A major challenge in combining RT and immunotherapy is distinguishing between beneficial immune activation and harmful inflammation (116,117). Radiation can stimulate immune responses, but it can also lead to inflammation and tissue damage, particularly in sensitive organs such as the lungs. Thus, it is essential to guard the patients from immune-, radiation- or combined therapy-associated toxicities during combined treatment. With the latest imaging technology, such as image-guided RT for intensity modulated RT, volumetric modulated arc therapy and adaptive radiation therapy, it is possible to detect clinically relevant changes in lung tissue at the early stages of the disease (118–172). Careful monitoring of side effects and the development of strategies to enhance antitumor immunity without triggering excessive inflammation are crucial for the success of this approach.

Designing clinical trials that adequately evaluate the combination of RT and immunotherapy presents unique challenges.

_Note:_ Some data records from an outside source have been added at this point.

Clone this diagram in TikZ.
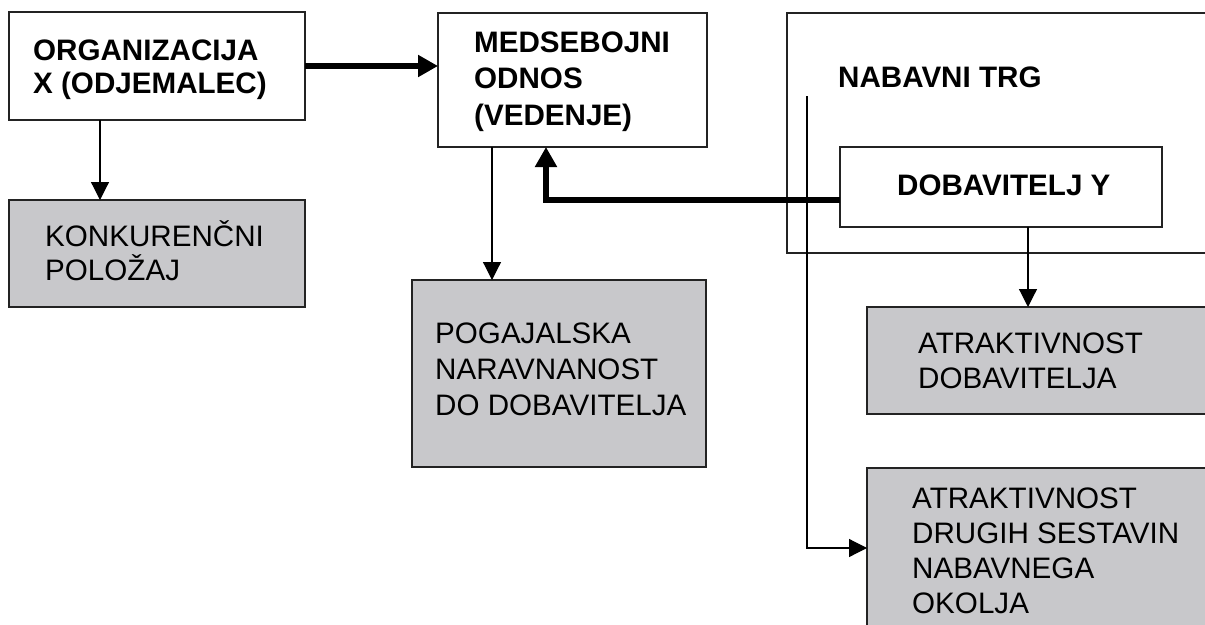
\documentclass[tikz,border=0pt]{standalone}
\usepackage{fontspec}
\setmainfont{Liberation Sans}
\usetikzlibrary{arrows.meta,calc}
\definecolor{boxgray}{RGB}{200,200,203}
\definecolor{edge}{RGB}{35,35,35}
\tikzset{
  box/.style={draw=edge, line width=1.2pt, fill=white, anchor=north west, inner sep=0pt, outer sep=0pt},
  graybox/.style={box, fill=boxgray},
  txt/.style={anchor=base west, inner sep=0pt, align=left, font=\fontsize{29.6}{35}\selectfont},
  btxt/.style={txt, font=\fontsize{29.6}{35}\selectfont\bfseries},
  thin/.style={line width=1.2pt, -{Triangle[width=18pt,length=18pt]}},
  thick/.style={line width=5.5pt, -{Triangle[width=21pt,length=20pt]}},
}
\begin{document}
\begin{tikzpicture}[x=1pt,y=-1pt]
\useasboundingbox (0,0) rectangle (1205,624);
\begin{scope}
\clip (0,0) rectangle (1205,624);
% boxes
\node[box, minimum width=296pt, minimum height=108pt] (org) at (9,12) {};
\node[box, minimum width=269pt, minimum height=134pt] (med) at (438,13) {};
\node[box, minimum width=430pt, minimum height=240pt] (trg) at (787,13) {};
\node[box, minimum width=322pt, minimum height=80pt] (dob) at (840,147) {};
\node[graybox, minimum width=296pt, minimum height=107pt] (konk) at (9,200) {};
\node[graybox, minimum width=294pt, minimum height=187pt] (pog) at (412,280) {};
\node[graybox, minimum width=350pt, minimum height=107pt] (atr1) at (867,307) {};
\node[graybox, minimum width=350pt, minimum height=160pt] (atr2) at (867,468) {};
% texts (anchor = baseline of last line)
\node[btxt, font=\fontsize{29.6}{33}\selectfont\bfseries] (torg) at (33,93) {ORGANIZACIJA\\X (ODJEMALEC)};
\node[btxt, font=\fontsize{29.6}{36.5}\selectfont\bfseries] (tmed) at (474,125) {MEDSEBOJNI\\ODNOS\\(VEDENJE)};
\node[btxt] (ttrg) at (838,87) {NABAVNI TRG};
\node[btxt] (tdob) at (897,195) {DOBAVITELJ Y};
\node[txt, font=\fontsize{29.6}{34}\selectfont] (tkonk) at (45,280) {KONKUREN\v{C}NI\\POLO\v{Z}AJ};
\node[txt, font=\fontsize{29.6}{36}\selectfont] (tpog) at (435,415) {POGAJALSKA\\NARAVNANOST\\DO DOBAVITELJA};
\node[txt] (tatr1) at (918,388) {ATRAKTIVNOST\\DOBAVITELJA};
\node[txt] (tatr2) at (912,613) {ATRAKTIVNOST\\DRUGIH SESTAVIN\\NABAVNEGA\\OKOLJA};
% connectors
\coordinate (trgline) at (807,96);
\draw[thick] (org.east) -- (org.east -| med.west);
\draw[thin] ([xshift=91pt]org.south west) -- ([xshift=91pt]org.south west |- konk.north);
\draw[thin] ([xshift=54pt]med.south west) -- ([xshift=54pt]med.south west |- pog.north);
\draw[thick] ([yshift=-13pt]dob.west) -- ([yshift=-13pt]dob.west -| 546,0) -- ([xshift=108pt]med.south west);
\draw[thin] ([xshift=188pt]dob.south west) -- ([xshift=188pt]dob.south west |- atr1.north);
\draw[thin] (trgline) |- (atr2.west);
\end{scope}
\end{tikzpicture}
\end{document}
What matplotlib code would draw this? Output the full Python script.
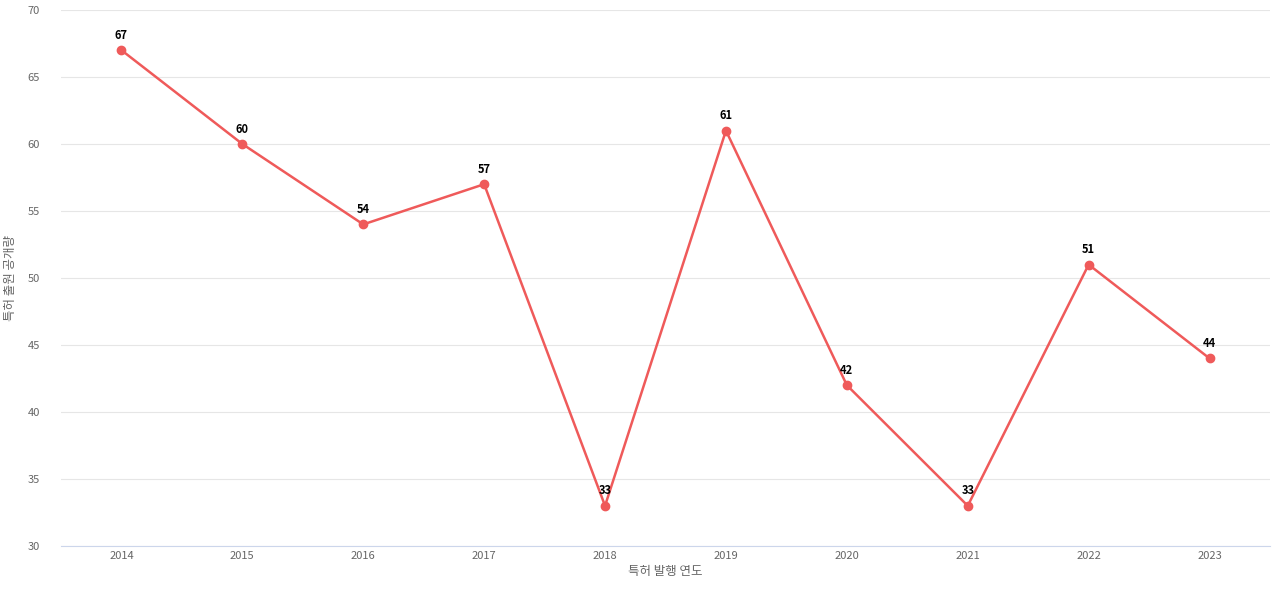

These trials need to account for variations in RT dose, fractionation, timing and sequence relative to immunotherapy administration. Furthermore, the heterogeneity of NSCLC, with its diverse molecular subtypes and immune landscapes, complicates the interpretation of trial results. Trial endpoints, such as PFS and OS, must also be carefully selected, particularly in light of the delayed responses often seen with immunotherapy.

Addressing these challenges is essential for optimizing the combination of RT and immunotherapy for clinical use and ensuring that patients receive the maximum benefit from this promising treatment strategy.

Currently available preclinical and clinical data support the pairing of ICIs with RT. This strategy offers new hope for patients who have not responded to immunotherapy alone. Based on the existing literature, the present review systematically integrated and analyzed the latest clinical research progress in the combined use of immunotherapy and RT for advanced NSCLC in previous years. Firstly, the present review assessed the rationale, safety challenges and management strategies of combined therapy and suggestions for optimizing treatment options were put forward. Secondly, this review comprehensively evaluated the effects of different RT doses and fractionation methods on the efficacy of immunotherapy and proposed strategies for individualized adjustment of RT regimens. Thirdly, the present review explored the mechanism of RT-induced immunomodulatory effects and its potential role in overcoming immune resistance. Furthermore, exploring the mechanistic interaction between RT and immunotherapy, and analyzing optimal sequencing of therapies and RT dose, fraction and target volume may provide new treatment perspectives for patients with advanced NSCLC in the future.